Code that draws figures
================

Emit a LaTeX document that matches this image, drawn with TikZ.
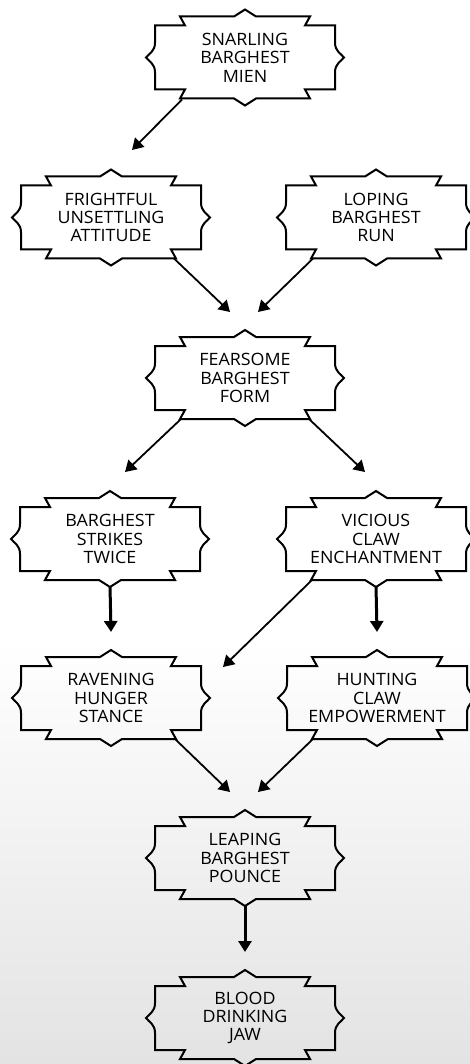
\documentclass[tikz,border=0pt]{standalone}
\usepackage{fontspec}
\setmainfont[FakeStretch=1.05]{Open Sans}
\usetikzlibrary{arrows.meta,calc}
\tikzset{
  nd/.style={minimum width=180pt, minimum height=64pt, inner sep=0pt, align=center,
    font=\fontsize{17}{18.4}\selectfont},
  frm/.style={line width=2pt, line join=miter},
  arr/.style={-{Triangle[width=13pt,length=11pt]}, line width=1.8pt},
  varr/.style={arr, line width=3pt}
}
\newcommand\bframe[1]{\draw[frm,shift={(#1.center)}]
  (-90,-32) -- (-60,-32) -- (-65,-41) -- (-11,-41) -- (0,-48) -- (11,-41) -- (65,-41) -- (60,-32) -- (90,-32) -- (90,-15)
  .. controls (90,-6) and (96,-4) .. (99,0) .. controls (96,4) and (90,6) .. (90,15)
  -- (90,32) -- (60,32) -- (65,41) -- (11,41) -- (0,48) -- (-11,41) -- (-65,41) -- (-60,32) -- (-90,32) -- (-90,15)
  .. controls (-90,6) and (-96,4) .. (-99,0) .. controls (-96,-4) and (-90,-6) .. (-90,-15) -- cycle;}
\begin{document}
\begin{tikzpicture}[x=1pt,y=-1pt]
\useasboundingbox (0,0) rectangle (470,1064);
\shade[top color=white, bottom color=black!11] (0,640) rectangle (470,1064);
\node[nd] (snarl) at (245,57.5) {SNARLING\\BARGHEST\\MIEN};
\node[nd] (fright) at (111,217.5) {FRIGHTFUL\\UNSETTLING\\ATTITUDE};
\node[nd] (loping) at (376,217.5) {LOPING\\BARGHEST\\RUN};
\node[nd] (fear) at (245,378) {FEARSOME\\BARGHEST\\FORM};
\node[nd] (strikes) at (110,539) {BARGHEST\\STRIKES\\TWICE};
\node[nd] (vicious) at (376,539) {VICIOUS\\CLAW\\ENCHANTMENT};
\node[nd] (raven) at (111,698) {RAVENING\\HUNGER\\STANCE};
\node[nd] (hunt) at (377,698) {HUNTING\\CLAW\\EMPOWERMENT};
\node[nd] (leap) at (245,858) {LEAPING\\BARGHEST\\POUNCE};
\node[nd] (blood) at (245,1018) {BLOOD\\DRINKING\\JAW};
\foreach \n in {snarl,fright,loping,fear,strikes,vicious,raven,hunt,leap,blood} {\bframe{\n}}
\draw[arr] ($(snarl.center)+(-63,42)$) -- ($(fright.center)+(21,-67.5)$);
\draw[arr] ($(fright.center)+(63,41)$) -- ($(fear.center)+(-15,-66)$);
\draw[arr] ($(loping.center)+(-63,41)$) -- ($(fear.center)+(13,-66)$);
\draw[arr] ($(fear.center)+(-64,41)$) -- ($(strikes.center)+(15,-67)$);
\draw[arr] ($(fear.center)+(64,41)$) -- ($(vicious.center)+(-11,-67)$);
\draw[varr] ($(strikes.center)+(0,47)$) -- ($(raven.center)+(0,-66)$);
\draw[varr] ($(vicious.center)+(0,47)$) -- ($(hunt.center)+(0,-66)$);
\draw[arr] ($(vicious.center)+(-63,40)$) -- ($(raven.center)+(112,-31)$);
\draw[arr] ($(raven.center)+(63,40)$) -- ($(leap.center)+(-15,-66)$);
\draw[arr] ($(hunt.center)+(-63,40)$) -- ($(leap.center)+(13,-66)$);
\draw[varr] ($(leap.center)+(0,47)$) -- ($(blood.center)+(0,-66)$);
\end{tikzpicture}
\end{document}
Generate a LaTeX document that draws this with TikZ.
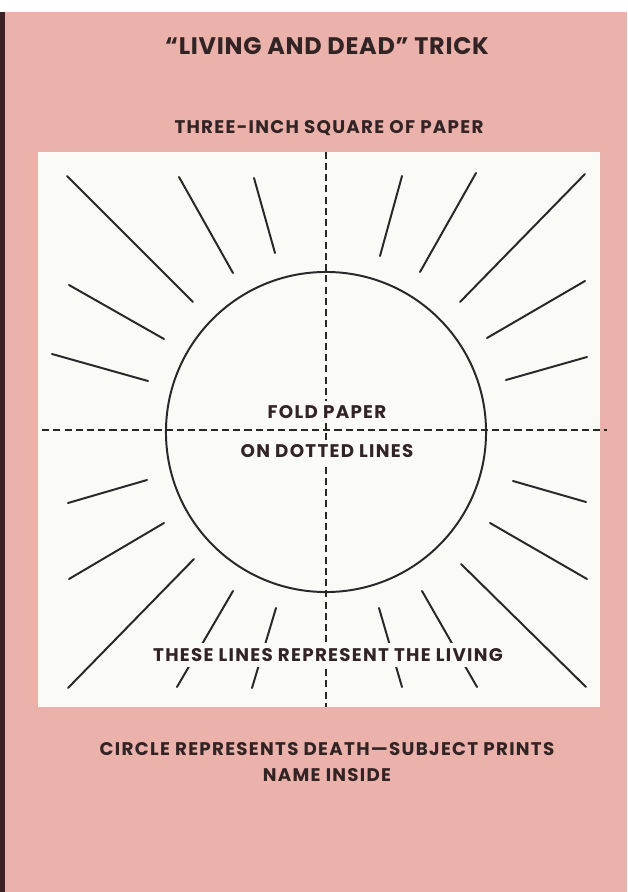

================

Write every entry out again exactly, dropping the pictures.

◆ COMPLETED EXERCISE ◆
Emit a LaTeX document that matches this image, drawn with TikZ.
\documentclass[tikz,border=0pt]{standalone}
\usepackage{fontspec}
\setmainfont[FakeStretch=1.05]{Open Sans}
\usetikzlibrary{arrows.meta,calc}
\tikzset{
  nd/.style={minimum width=180pt, minimum height=64pt, inner sep=0pt, align=center,
    font=\fontsize{17}{18.4}\selectfont},
  frm/.style={line width=2pt, line join=miter},
  arr/.style={-{Triangle[width=13pt,length=11pt]}, line width=1.8pt},
  varr/.style={arr, line width=3pt}
}
\newcommand\bframe[1]{\draw[frm,shift={(#1.center)}]
  (-90,-32) -- (-60,-32) -- (-65,-41) -- (-11,-41) -- (0,-48) -- (11,-41) -- (65,-41) -- (60,-32) -- (90,-32) -- (90,-15)
  .. controls (90,-6) and (96,-4) .. (99,0) .. controls (96,4) and (90,6) .. (90,15)
  -- (90,32) -- (60,32) -- (65,41) -- (11,41) -- (0,48) -- (-11,41) -- (-65,41) -- (-60,32) -- (-90,32) -- (-90,15)
  .. controls (-90,6) and (-96,4) .. (-99,0) .. controls (-96,-4) and (-90,-6) .. (-90,-15) -- cycle;}
\begin{document}
\begin{tikzpicture}[x=1pt,y=-1pt]
\useasboundingbox (0,0) rectangle (470,1064);
\shade[top color=white, bottom color=black!11] (0,640) rectangle (470,1064);
\node[nd] (snarl) at (245,57.5) {SNARLING\\BARGHEST\\MIEN};
\node[nd] (fright) at (111,217.5) {FRIGHTFUL\\UNSETTLING\\ATTITUDE};
\node[nd] (loping) at (376,217.5) {LOPING\\BARGHEST\\RUN};
\node[nd] (fear) at (245,378) {FEARSOME\\BARGHEST\\FORM};
\node[nd] (strikes) at (110,539) {BARGHEST\\STRIKES\\TWICE};
\node[nd] (vicious) at (376,539) {VICIOUS\\CLAW\\ENCHANTMENT};
\node[nd] (raven) at (111,698) {RAVENING\\HUNGER\\STANCE};
\node[nd] (hunt) at (377,698) {HUNTING\\CLAW\\EMPOWERMENT};
\node[nd] (leap) at (245,858) {LEAPING\\BARGHEST\\POUNCE};
\node[nd] (blood) at (245,1018) {BLOOD\\DRINKING\\JAW};
\foreach \n in {snarl,fright,loping,fear,strikes,vicious,raven,hunt,leap,blood} {\bframe{\n}}
\draw[arr] ($(snarl.center)+(-63,42)$) -- ($(fright.center)+(21,-67.5)$);
\draw[arr] ($(fright.center)+(63,41)$) -- ($(fear.center)+(-15,-66)$);
\draw[arr] ($(loping.center)+(-63,41)$) -- ($(fear.center)+(13,-66)$);
\draw[arr] ($(fear.center)+(-64,41)$) -- ($(strikes.center)+(15,-67)$);
\draw[arr] ($(fear.center)+(64,41)$) -- ($(vicious.center)+(-11,-67)$);
\draw[varr] ($(strikes.center)+(0,47)$) -- ($(raven.center)+(0,-66)$);
\draw[varr] ($(vicious.center)+(0,47)$) -- ($(hunt.center)+(0,-66)$);
\draw[arr] ($(vicious.center)+(-63,40)$) -- ($(raven.center)+(112,-31)$);
\draw[arr] ($(raven.center)+(63,40)$) -- ($(leap.center)+(-15,-66)$);
\draw[arr] ($(hunt.center)+(-63,40)$) -- ($(leap.center)+(13,-66)$);
\draw[varr] ($(leap.center)+(0,47)$) -- ($(blood.center)+(0,-66)$);
\end{tikzpicture}
\end{document}
Generate a LaTeX document that draws this with TikZ.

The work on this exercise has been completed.